Okay, I just looked back and I’ve ended every post title (which makes 4 right?) with an exclamation point. Pretty sure that’s violating some grammar or blogging rule because nothing is always that exciting, so I’m going to watch that from now on. Except for today’s post. Because I figured that if I’m going to show you how we make eating a whole foods, plant based (which I’m going to abbreviate WFPB from now on…my typing is NOT up to snuff and the less I have to type, the faster I can get a blog post out) diet work for our family, littles included, I should show you some of what we eat and today that is pita pizzas! See what I did there? Another exclamation point. Apparently I can’t help myself around this topic.
As an aside, while I don’t envision this becoming a recipe blog, it makes sense that if you want to follow this way of eating, from time to time it might be nice to see how others make it work for them. Recipes were the way I transitioned to being vegan and then again to being more WFPB so I definitely intend to include them. At first, most of these are going to be inspired by (or outright poached from) other bloggers who have serious recipe development talent that I do not but fear not, all credit shall be given. My hope is that as I continue doing this and also continue further in my Rouxbe chef training I’ll become better at coming up with my own recipes. As of now, I don’t tend to follow recipes except as a guide, but coming up with my own from scratch stumps me. One more place for growth, right?
But, pita pizzas! (Doh, there it is again!) These came about because I was needing a meal for the girls and didn’t have anything planned. I’ve made pizza dough before and like doing it; there’s something satisfying about punching the risen dough down, kneading it with all your weight pushing into the dough and stretching it out to fit your stone or pan. However, it’s a long-ish process and it doesn’t work when it’s 5:00 and the yeast is still in the package. So I was hunting for what to make and I saw a package of Ezekial pita bread in our refrigerator. I knew we had sauce and most importantly, we had cashew ricotta from a recent batch of potato and kale enchiladas leftover, so the idea for pita pizzas was born.
These pictures are from my first Rouxbe assignment where we had to show our mise en place, a preparation picture and the finished product. It was a great exercise and really has made me want to take better pictures.
As far as ingredients go, they were pretty basic.
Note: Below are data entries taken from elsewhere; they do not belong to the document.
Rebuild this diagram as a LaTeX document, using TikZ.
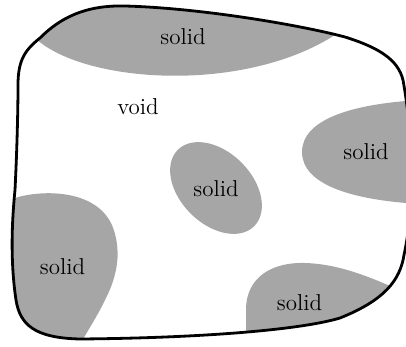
\documentclass[tikz,border=0pt]{standalone}
\begin{document}
\begin{tikzpicture}[x=0.5pt,y=-0.5pt,
  solidfill/.style={fill=black!35},
  lbl/.style={inner sep=0pt,font=\fontsize{11.5}{13}\selectfont}]
\useasboundingbox (0,0) rectangle (406,347);
\clip (0,0) rectangle (406,347);
\def\outlinepath{(18,85) .. controls (18,60) and (25,50) .. (40,38)
  .. controls (60,18) and (85,5) .. (125,6)
  .. controls (200,8) and (300,25) .. (345,37)
  .. controls (380,48) and (398,60) .. (403,80)
  .. controls (412,130) and (416,200) .. (404,255)
  .. controls (400,280) and (385,300) .. (340,318)
  .. controls (300,330) and (200,338) .. (80,339)
  .. controls (35,338) and (20,325) .. (16,300)
  .. controls (10,260) and (12,220) .. (15,190)
  .. controls (17,150) and (18,110) .. (18,85) -- cycle}
\begin{scope}
  \clip \outlinepath;
  % top solid
  \fill[solidfill] (35,38) .. controls (85,85) and (255,95) .. (345,28) -- (345,-10) -- (35,-10) -- cycle;
  % middle ellipse
  \fill[solidfill, rotate around={-45:(216,188)}] (216,188) ellipse [x radius=54, y radius=36];
  % right solid
  \fill[solidfill] (302,152) .. controls (302,120) and (350,104) .. (420,100)
    -- (420,204) .. controls (350,200) and (302,184) .. (302,152) -- cycle;
  % bottom-left solid
  \fill[solidfill] (0,200) -- (15,198) .. controls (40,190) and (95,188) .. (112,225)
    .. controls (122,250) and (118,275) .. (105,300)
    .. controls (98,315) and (88,330) .. (78,348) -- (0,348) -- cycle;
  % bottom-right solid
  \fill[solidfill] (246,350) -- (246,310) .. controls (246,275) and (275,262) .. (305,263)
    .. controls (340,264) and (375,278) .. (420,300) -- (420,350) -- cycle;
\end{scope}
\draw[line width=1.4pt] \outlinepath;
\node[lbl] (t1) at (183,37) {solid};
\node[lbl] (v) at (138,107) {void};
\node[lbl] (t2) at (216,188.5) {solid};
\node[lbl] (t3) at (366,151.5) {solid};
\node[lbl] (t4) at (62.5,266.5) {solid};
\node[lbl] (t5) at (299.5,302.5) {solid};
\end{tikzpicture}
\end{document}
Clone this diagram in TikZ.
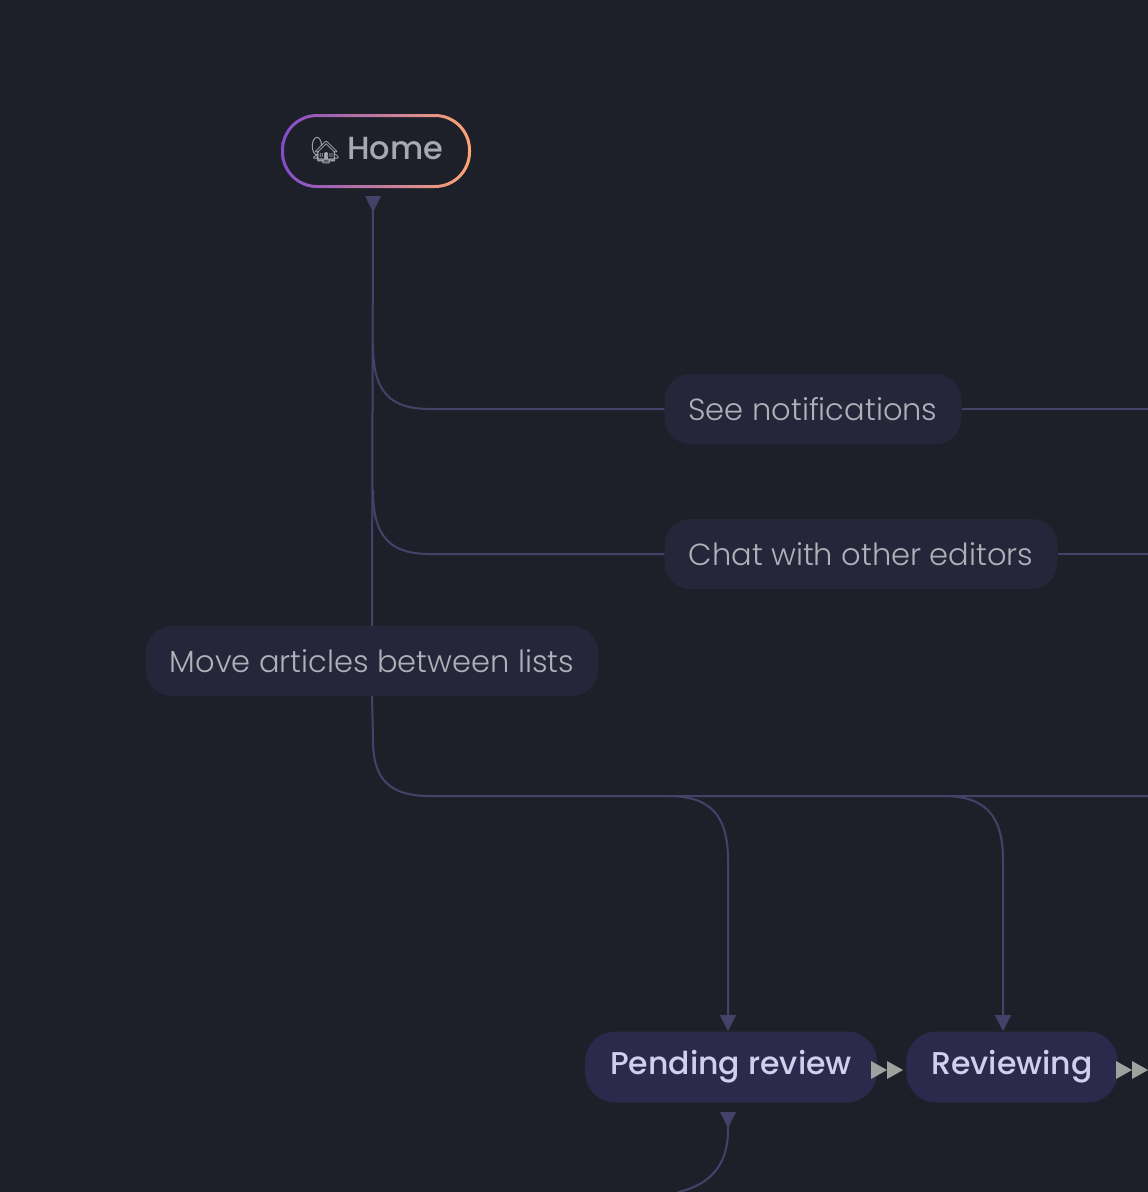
\documentclass[tikz,border=0pt]{standalone}
\usepackage{fontspec}
\setmainfont{Poppins}[UprightFont=* Light, BoldFont=* Medium]
\newfontfamily\emojifont{Noto Emoji}
\usetikzlibrary{arrows.meta,positioning}
\definecolor{bgcol}{HTML}{1E2029}
\definecolor{linkcol}{HTML}{45426A}
\definecolor{labfill}{HTML}{25263A}
\definecolor{labtext}{HTML}{B0B0B8}
\definecolor{statefill}{HTML}{2C2A4C}
\definecolor{statetext}{HTML}{D0D0EC}
\definecolor{tipcol}{HTML}{A0A2A0}
\tikzset{
  edgelabel/.style={fill=labfill,text=labtext,rounded corners=26pt,minimum height=70pt,inner xsep=24pt,font=\fontsize{30.5}{34}\selectfont},
  statebox/.style={fill=statefill,text=statetext,rounded corners=30pt,minimum height=71pt,inner xsep=25pt,font=\bfseries\fontsize{31.5}{35}\selectfont},
  link/.style={draw=linkcol,line width=2pt},
  linktip/.style={link,-{Triangle[length=16pt,width=16pt]}},
}
\begin{document}
\begin{tikzpicture}[x=1pt,y=-1pt]
\fill[bgcol] (0,0) rectangle (1148,1192);
\useasboundingbox (0,0) rectangle (1148,1192);
% home node with gradient ring
\shade[left color=violet!60!blue!70!white,right color=orange!40!pink,even odd rule]
  [rounded corners=36pt] (281,114) rectangle (471,188)
  [rounded corners=33pt] (284,117) rectangle (468,185);
\node[text=labtext!110!white,font=\bfseries\fontsize{32}{36}\selectfont] (home) at (376,151) {{\emojifont\fontsize{26}{30}\selectfont 🏡}\,Home};
% labels
\node[edgelabel] (notif) at (813,409) {See notifications};
\node[edgelabel] (chat) at (861,554) {Chat with other editors};
\node[edgelabel] (move) at (372,661) {Move articles between lists};
\node[statebox] (pending) at (731,1067) {Pending review};
\node[statebox] (reviewing) at (1012,1067) {Reviewing};
\coordinate (top) at (373,196);
\coordinate (eastA) at (1148,409);
\coordinate (eastB) at (1148,554);
\coordinate (eastC) at (1148,796);
\coordinate (pin) at (728,1031);
\coordinate (rin) at (1003,1031);
\coordinate (bottom) at (678,1192);
% connectors
\fill[linkcol] (365,196) -- (381,196) -- (373,212) -- cycle;
\draw[link] (top) -- (move.north);
\draw[link] (373,345) .. controls (373,392) and (390,409) .. (430,409) -- (notif.west);
\draw[link] (notif.east) -- (eastA);
\draw[link] (373,490) .. controls (373,537) and (390,554) .. (430,554) -- (chat.west);
\draw[link] (chat.east) -- (eastB);
\draw[link] (move.south) -- (373,740) .. controls (373,780) and (390,796) .. (430,796) -- (eastC);
\draw[linktip] (668,796) .. controls (710,796) and (728,815) .. (728,860) -- (pin);
\draw[linktip] (943,796) .. controls (985,796) and (1003,815) .. (1003,860) -- (rin);
\fill[linkcol] (720,1112) -- (736,1112) -- (728,1128) -- cycle;
\draw[link] (728,1112) -- (728,1130) .. controls (728,1165) and (710,1185) .. (bottom);
% double tips between states
\foreach \x in {871,1116}{
  \fill[tipcol] (\x,1061) -- (\x+16,1070) -- (\x,1079) -- cycle;
  \fill[tipcol] (\x+16,1061) -- (\x+32,1070) -- (\x+16,1079) -- cycle;
}
\end{tikzpicture}
\end{document}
I had the pitas, I had sauce already made but could have used any jarred sauce. We tend to make our own or use no added salt sauces, again so we can control what we are eating. It’s so easy to eat way more salt than is healthy so when we can control it, we do. I had the cheese made already and then I just grabbed what we had in the frig. Here you see tempeh, red bell peppers, olives and a greens mix from Costco. I also added some steamed broccoli. Pitas came out of the package, sauce was spread, I put on all the veggies and dotted the top with the cashew cheese:
I’d pre-heated the oven to 450 degrees and popped them in. After about 15 minutes I checked and the cashew cheese was getting a bit browned so I pulled them out. They were piping hot and even better the pitas had crisped up and resembled a delicious thin crust. Score!
My girls devoured them and have done so every time I make them. It’s an easy way to get whole grains and vegetables in them because no matter what I put on them, it gets eaten.
As far as recipes go, there’s not one per se. Ingredients are: pitas (I haven’t done this with any other pitas than Ezekiel so I don’t know if they crisp up as nicely), sauce, either homemade or jarred, vegetables and cashew cheese. Here’s the cashew cheese recipe:
From Veganomicon by Isa Chandra Moskowitz and Terry Hope Romero. This is from memory as my book is loaned out at the moment but if it’s not exactly their recipe, it’s what I always make so I know it tastes awesome.
1/4 cup lemon juice
1/2 cup cashews
1-2 garlic cloves
1 package firm tofu
1 tsp basil
1 tsp salt
combine lemon juice, garlic and cashews in a food processor until a thick paste forms. Add crumbled tofu and process till smooth. Pulse in basil and salt. This functions like a ricotta cheese and is rich and delicious!
One time, I was without cashew cheese and `made a cheesy drizzle for the pizza out of hummus, milk and nutritional yeast, aka nooch. I mixed them together until it was thickly pourable and drizzled it over the pizza…worked like a charm. Girls still scarfed it up? Down? Anyway, all the pizzas were eaten and they asked for seconds.
Glimpse number one of some of the food we eat, done!